En el 2000, Natalia Rodríguez lloró por primera vez en un escenario. Mientras interpretaba una soleá , la emotividad desbordó a la muchacha; las lágrimas fueron inevitable manifestación de una disciplina en la que Natalia se deja ser: en el flamenco, se siente –y se sabe– viva.
Natalia no se entiende sin el flamenco. Hoy una experimentada bailaora y profesora en la Academia Al Ándalus, Natalia inició su camino zapateado de manera fortuita. Una tía suya, hermana de su madre y profesora de artes plásticas en el Colegio El Rosario, tenía una alumna que daba clases de danza cerca de su hogar, en Sabanilla. No especificó el tipo de danza, y la mamá de Natalia compró un tutú celeste.
Fue grande la sorpresa cuando Natalia vio, por primera vez, las enaguas de lunares, los zapatos que golpeaban el piso de madera con fuerza; la energía pura de las bailaoras. La alumna de su tía era Rocío González, quien hoy es directora de Al Ándalus. Hija de Patricia Urrutia –profesora de baile y una de las pioneras del flamenco en el país–, Rocío se convertiría, con el tiempo, en casi una hermana para Natalia.
Era 1991 y el flamenco seguía siendo un misterio para buena parte del público tico. En la academia se juntaban las niñas del barrio en vacaciones, antes de lanzarse a la calle a andar en bici. El flamenco era una diversión.
Años después, el divorcio de sus padres y su mudanza –eventos complicados para la familia y para la chica de 14 años– permitieron a Natalia descubrir que el flamenco había dejado de ser mera diversión: “No tenía la academia a 200 metros de casa; pero sabía que quería seguir bailando”.
Flamenco mata todo. Cuenta Natalia que una amiga le preguntó cuánto tiempo toma aprender a bailar flamenco. “Esto no se termina; uno nunca deja de aprender”, le respondió. El flamenco, como cualquier forma de arte, evoluciona constantemente: está vivo. “Es para toda la vida”, asegura Natalia. “El flamenco mata todo”.
En un país donde la gente es poca, la que se interesa en las artes es menos y la que presta atención a una disciplina en particular es ínfima, el flamenco ha ganado terreno durante los últimos años. Natalia estima un público de 3.000 aficionados en el país. Quienes lo practican varían en su nivel de compromiso. Es una disciplina atractiva pero también muy exigente, lo que no pocas veces ahuyenta a quienes intentan practicarla. El origen del flamenco no es el baile, sino la música. A ambos se les suma el cante: la trilogía flamenca, difícil y exigente en todas sus formas.
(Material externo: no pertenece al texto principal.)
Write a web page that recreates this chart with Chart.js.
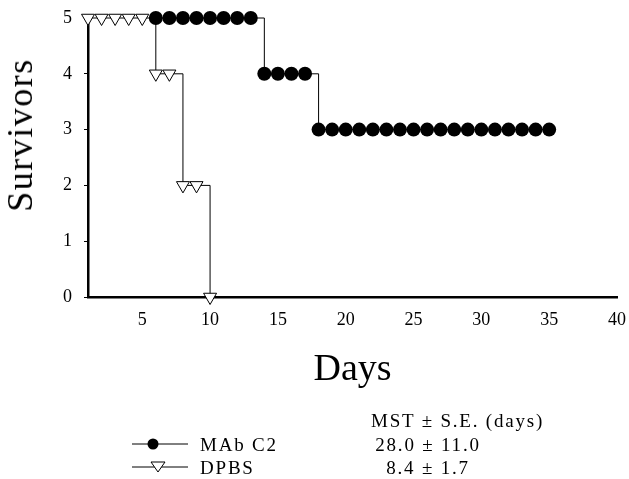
<!DOCTYPE html>
<html>
<head>
<meta charset="utf-8">
<script src="https://cdn.jsdelivr.net/npm/chart.js@4.4.0/dist/chart.umd.min.js"></script>
<style>
  body { margin: 0; background: #fff; }
  #wrap { position: relative; width: 629px; height: 479px; font-family: "Liberation Serif", "Times New Roman", serif; color: #000; }
  #chart { position: absolute; left: 0; top: 0; }
  .ylab { position: absolute; left: 20px; top: 135px; transform: translate(-50%, -50%) rotate(-90deg); font-size: 36px; letter-spacing: 1.5px; white-space: nowrap; line-height: 1; }
  .leg { position: absolute; font-size: 19px; letter-spacing: 1.8px; white-space: nowrap; line-height: 1; transform: translateY(-50%); }
</style>
</head>
<body>
<div id="wrap">
  <canvas id="chart" width="629" height="479"></canvas>
  <div class="ylab">Survivors</div>
  <div id="legend"></div>
</div>
<script>
// survival counts per day
const mabDays = [6, 7, 8, 9, 10, 11, 12, 13, 14, 15, 16, 17, 18, 19, 20, 21, 22, 23, 24, 25, 26, 27, 28, 29, 30, 31, 32, 33, 34, 35];
const mabSurvivors = [5, 5, 5, 5, 5, 5, 5, 5, 4, 4, 4, 4, 3, 3, 3, 3, 3, 3, 3, 3, 3, 3, 3, 3, 3, 3, 3, 3, 3, 3];
const dpbsDays = [1, 2, 3, 4, 5, 6, 7, 8, 9, 10];
const dpbsSurvivors = [5, 5, 5, 5, 5, 4, 4, 2, 2, 0];

const xTicks = [5, 10, 15, 20, 25, 30, 35, 40];
const yTicks = [0, 1, 2, 3, 4, 5];

const seriesNames = ['MAb C2', 'DPBS'];
const mstValues = ['28.0', '8.4'];
const seValues = ['11.0', '1.7'];

const serif = '"Liberation Serif", "Times New Roman", serif';

function points(days, vals) {
    return days.map((d, i) => ({ x: d, y: vals[i] }));
}

new Chart(document.getElementById('chart'), {
    type: 'line',
    data: {
        datasets: [{
            label: seriesNames[0],
            data: points(mabDays, mabSurvivors),
            stepped: true,
            borderColor: '#000',
            borderWidth: 1,
            pointStyle: 'circle',
            pointRadius: 7,
            pointBackgroundColor: '#000',
            pointBorderColor: '#000',
            pointBorderWidth: 0,
            clip: false
        }, {
            label: seriesNames[1],
            data: points(dpbsDays, dpbsSurvivors),
            stepped: true,
            borderColor: '#000',
            borderWidth: 1,
            pointStyle: 'triangle',
            rotation: 180,
            pointRadius: 7.5,
            pointBackgroundColor: '#fff',
            pointBorderColor: '#000',
            pointBorderWidth: 1,
            clip: false
        }]
    },
    options: {
        responsive: false,
        animation: false,
        layout: { padding: { left: 0, right: 0, top: 18, bottom: 0 } },
        plugins: { legend: { display: false }, tooltip: { enabled: false } },
        scales: {
            x: {
                type: 'linear',
                min: 1,
                max: 40,
                afterBuildTicks: s => { s.ticks = xTicks.map(v => ({ value: v })); },
                afterFit: s => { s.height = 182; s.paddingRight = 12; },
                grid: { drawOnChartArea: false, drawTicks: false },
                border: { color: '#000', width: 2.5 },
                ticks: { color: '#000', font: { family: serif, size: 18 }, padding: 12, maxRotation: 0, autoSkip: false },
                title: { display: true, text: 'Days', color: '#000', font: { family: serif, size: 38 }, padding: { top: 0, bottom: 86 } }
            },
            y: {
                min: 0,
                max: 5,
                afterBuildTicks: s => { s.ticks = yTicks.map(v => ({ value: v })); },
                afterFit: s => { s.width = 88; s.paddingTop = 4; },
                grid: { drawOnChartArea: false, tickLength: 4, color: '#000' },
                border: { color: '#000', width: 2.5 },
                ticks: { color: '#000', font: { family: serif, size: 18 }, padding: 12 }
            }
        }
    }
});

// legend table below the axis
const legend = document.getElementById('legend');
const rowY = [444, 467];
function addText(txt, x, y, center) {
    const el = document.createElement('div');
    el.className = 'leg';
    el.textContent = txt;
    el.style.top = y + 'px';
    el.style.left = x + 'px';
    if (center) el.style.transform = 'translate(-50%, -50%)';
    legend.appendChild(el);
}
addText('MST \u00b1 S.E. (days)', 371, 420, false);
seriesNames.forEach((name, i) => {
    const svg = document.createElementNS('http://www.w3.org/2000/svg', 'svg');
    svg.setAttribute('width', 56);
    svg.setAttribute('height', 16);
    svg.style.position = 'absolute';
    svg.style.left = '132px';
    svg.style.top = (rowY[i] - 8) + 'px';
    const mark = i === 0
        ? '<circle cx="21" cy="8" r="5.5" fill="#000"/>'
        : '<polygon points="19,3 33,3 26,13" fill="#fff" stroke="#000" stroke-width="1"/>';
    svg.innerHTML = '<line x1="0" y1="8" x2="56" y2="8" stroke="#000" stroke-width="1"/>' + mark;
    legend.appendChild(svg);
    addText(name, 200, rowY[i], false);
    addText(mstValues[i] + ' \u00b1 ' + seValues[i], 428, rowY[i], true);
});
</script>
</body>
</html>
Cuando Natalia habla de flamenco, habla de familia. En torno al baile ha desarrollado amistades que trascienden un gusto en común. Sus momentos favoritos en el escenario tienen que ver con nuevas generaciones: recuerda cuando vio a Rocío, su amiga y maestra, bailar embarazada de Triana, su hija, que hoy tiene 7 años y ya zapatea.
Otro momento trascendental ocurrió el año pasado, cuando Al Ándalus presentó el espectáculo Con el alma aferrada , sobre migraciones. La última coreografía era interpretada por las tres profesoras de la academia: Rocío, su hermana Alicia y la propia Natalia. Al final, Natalia sacó un par de zapatos pequeños y se los entregó a Alicia, entonces embarazada. Fue una representación de que la vida pasa, pero el flamenco es constante. “Yo nunca he dejado de bailar, desde que comencé. No me he tomado un descanso. He crecido toda mi vida junto a las bailaoras. La vida se me ha ido en esto, gracias a Dios”.